Torme's exuberant intonations notwithstanding, the lasting appeal of "Comin' Home Baby" has been as an instrumental. Quincy Jones gave it an all-out big band arrangement on an early 1963 release, about the same time another band version appeared on the flip side of Kai Winding's top ten hit single "More" (I remember hearing the Winding version off-and-on throughout the '60s, sometimes as a radio or TV commercial track or as a fadeout into top-of-the-hour news on top 40 stations). Surf band The Challengers performed it as a slow-burning organ riff grabber in 1963. Memphis guitarist Travis Wammack reworked the tune as a guitar-and-drum rock track and gave it a new name, "Scratchy" (crediting different songwriters, including Wammack, ethically dubious since it's quite obviously the same song); it hit the national charts in November 1964. Sergio Mendes laid down a piano version of "Comin' Home Baby" and the result was mesmerizing. Hundreds of recordings have been made over the years. I've heard dozens, the vast majority are instrumentals, and so far there hasn't been a bad one in the bunch.
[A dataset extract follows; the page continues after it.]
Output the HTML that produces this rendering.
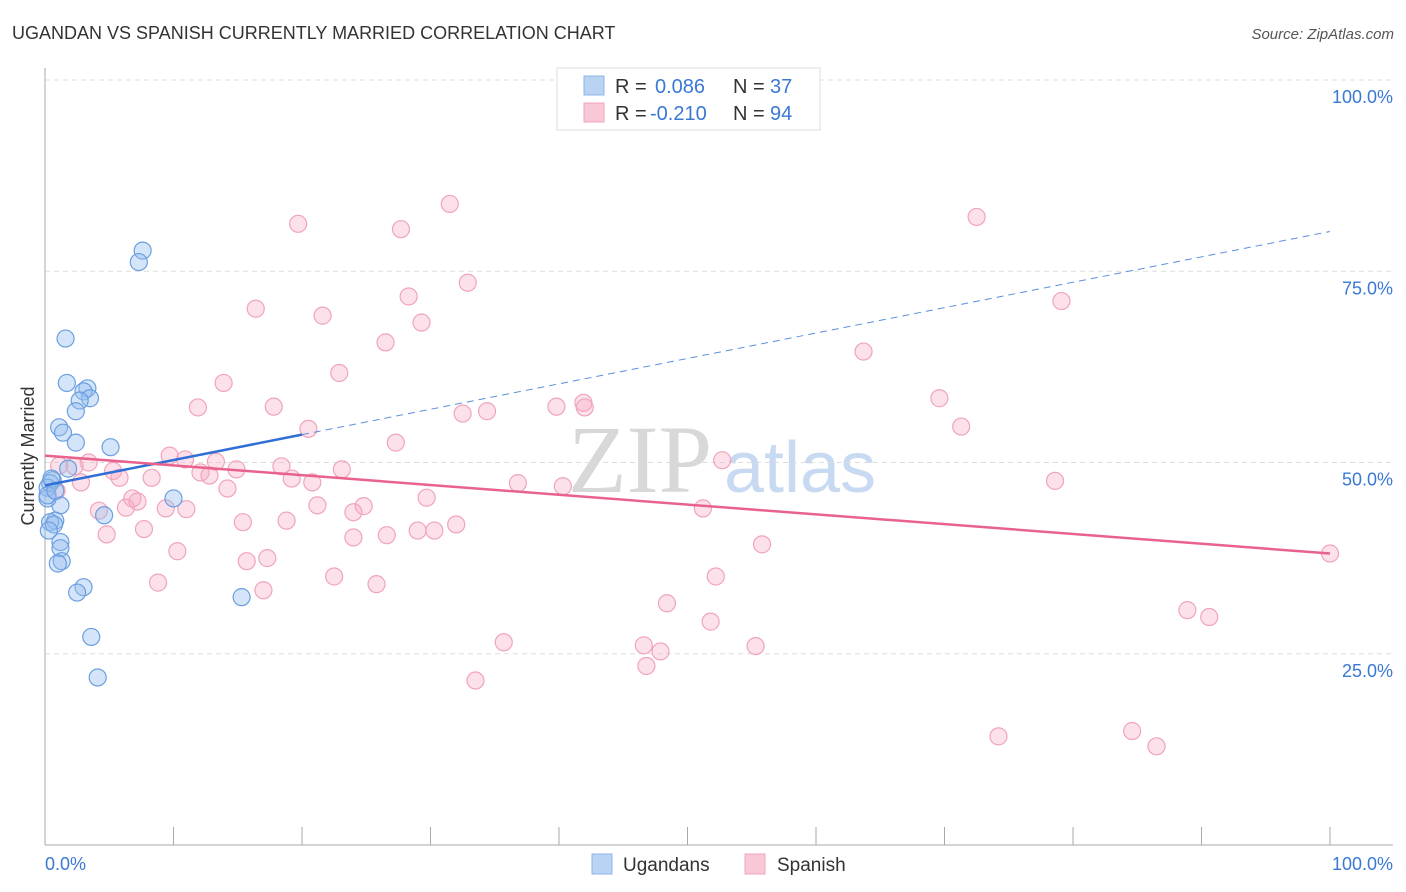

All the while, Herbie Mann's contribution to music continued to advance and proliferate. In 1966, two singles produced by Jimmy Wisner brought him back to the singles charts. The Rufus Thomas song "Philly Dog" (basically the same tune as his hit "The Dog"), was the first, a big New York R&B production akin to what was coming out of the Stax studios in Memphis at the time. A month later, he teamed with West Virginia-born vocalist Tamiko Jones on the theme of the Academy Award-winning French film starring Anouk Aimee, "A Man and a Woman" (composed by Francis Lai and Pierre Barouh with English lyrics by Jerry Keller), which became a standard that is still commonly heard. As the decade neared its end, "Memphis Underground" was another top-selling album for Herbie. The self-penned seven minute title track was pared to 2:50 for the 45 release and in the summer of '69 it became his biggest hit to that point, later securing him the only Grammy nomination of his career (in the category Best Instrumental Jazz Performance by a Small Group or Soloist with Small Group, Seven or Fewer...quite a mouthful and a larger-than-usual list...seven nominees!)
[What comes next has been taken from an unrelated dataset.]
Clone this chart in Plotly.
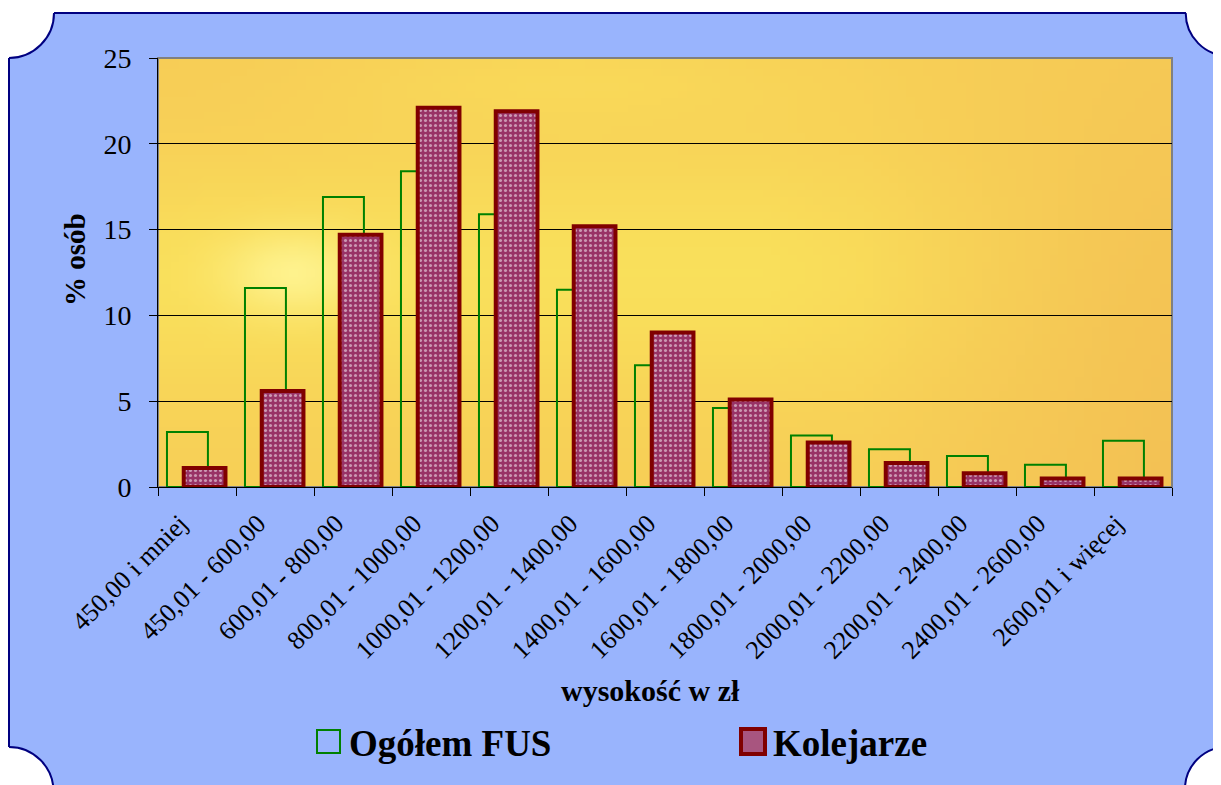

In 1973, Mann voiced his discontent over the way the The National Academy of Recording Arts and Sciences defined jazz when it came to choosing nominees for the Grammy Awards. His objections were not unfounded; NARAS, by its own admission, was judging the music according to artist "intention," leaving people in the industry baffled as to just what that meant or how they could tell what that intention, from one recording to another, might be. He resigned his membership in the Academy. Good for him. Maybe the ambiguousness of definition had something to do with his own breaking down of categorical boundaries; successfully melding his flute expertise with '70s disco techniques, Herbie scored the biggest hit of his career, "Hijack" (written by Fernando Arbex), a top 20 hit in the spring of 1975. "Superman," a Jose Luis Soto song (already a hit for Celi Bee and the Buzzy Bunch in '77) was another perfect-fit Studio 54-type dance floor smash, returning him to the top 40 in early 1979, more than 16 years after "Comin' Home Baby" exposed his fluid flute mastery to the masses. When music's disco phase passed soon after, he continued applying his windwood techniques to various rhythmic strains and ultimately built an extensive, artistically diverse, body of work to be enjoyed ad-infinitum. The overall picture is indisputable: when it comes to jazz flute players, Herbie Mann's name is way, way up at the top of the list.